Thursday, August 14, 2008

Minghella on Minghella

I never wrote an obituary for Anthony Minghella, and wasn’t meaning to. I thought recording his death here would be enough, but it isn’t. When he died I was working on my first screenplay, and I didn’t think I would write another. While writing this, I’m working on my second screenplay and there is nothing more I want to do than make movies, and live them; make them a profession like I’ve never wanted to make anything my profession before.


And so, despite the fact that I’m two thousand miles from home in a barely furnished apartment, I’m compelled to note down some reactions to Minghella on Minghella (Faber and Faber, 2005; Ed. Timothy Bricknell), which I ordered before leaving on my road trip and which graciously arrived a few days before I left. It’s a little past midnight and I’m sitting on the floor in a living room which has exactly one beat-up old cane chair and a TV table with a television and DVD player. I’ve been through a couple of vodkas (Fuel; smooth) and have read a little more of Minghella on his craft. He’s been my primary companion on this trip; I read him when I could, usually when the car wasn’t jolted around too much or the scenery wasn’t captivating enough to hold my attention. The book has preciously few pages (barely around two hundred), and I want to make it last as long as possible.

Minghella’s films have entranced me like few other things have done. The last time I was this elated was when I discovered Agha Shahid Ali’s poetry five years ago, and knew with unequivocal certainty that I could do my doctoral research on no writer but him. Good things about Mr Minghella? That could take me some time, as Peter Smith-Kingsley would say. Maybe one of the reasons I love Peter’s character so much is that Minghella brazenly stole him from Patricia Highsmith and made him completely his own, in a way that I have never seen a character being highjacked in a film adaptation of a book.

Anyway. Good things about Mr Minghella. Mr Minghella is talented, and I may say so although I am hardly qualified to comment on someone of his calibre. Mr Minghella says things that I feel he has taken right out of my mind. Mr Minghella has an unparalleled way with words. Case in point:

So much of the pleasure in reading a novel is the creating of an inner landscape in which the book plays out, with each reader providing face and voice to a character, dramatizing events in the mind’s eye, placing emphasis and finding in memory visual correlatives for scenes set in places beyond our own experience.

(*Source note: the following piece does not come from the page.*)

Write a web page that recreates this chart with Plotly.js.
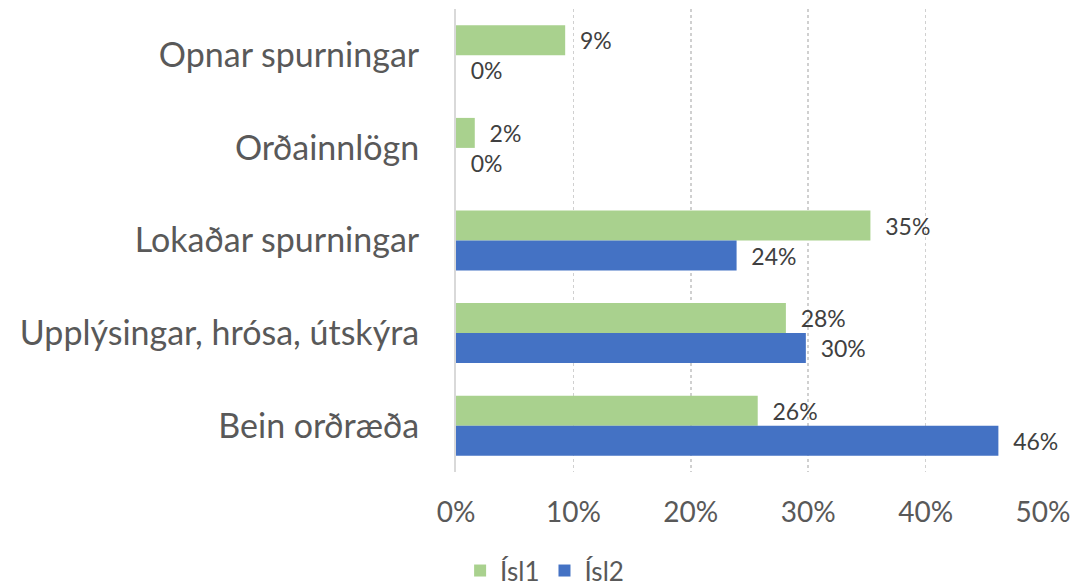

Movies make prosaic the poetic, flatten everything out and cast movie stars whose age is rarely within ten years of the stated age of the fictional character. Tragedies become comedies, endings change, equivocations yield to certainties. It’s shameless.

And yet, Mr Minghella has made the prosaic poetic; given simple gestures and words a wealth of meaning and subtext; and presented what would otherwise be certainties in ways that make them wonderfully equivocal. Whatever else you may think of Mr Minghella’s work, you cannot ignore it or get the images he creates out of your mind. You cannot forget how Almasy carries Catherine to the cave where she is to die waiting for him; how Hana swings in the cathedral in a perfect moment with Kip; how Ada leans over Inman’s body in the snow; how the unsuspecting Peter makes his last endearing speech as Tom leans on him, twisting the noose in his hands; the list is unending. Minghella is a perfectionist. Minghella makes the world his playground and his study. Minghella transforms actors into characters one wants to know and understand and explore. Minghella is unforgettable.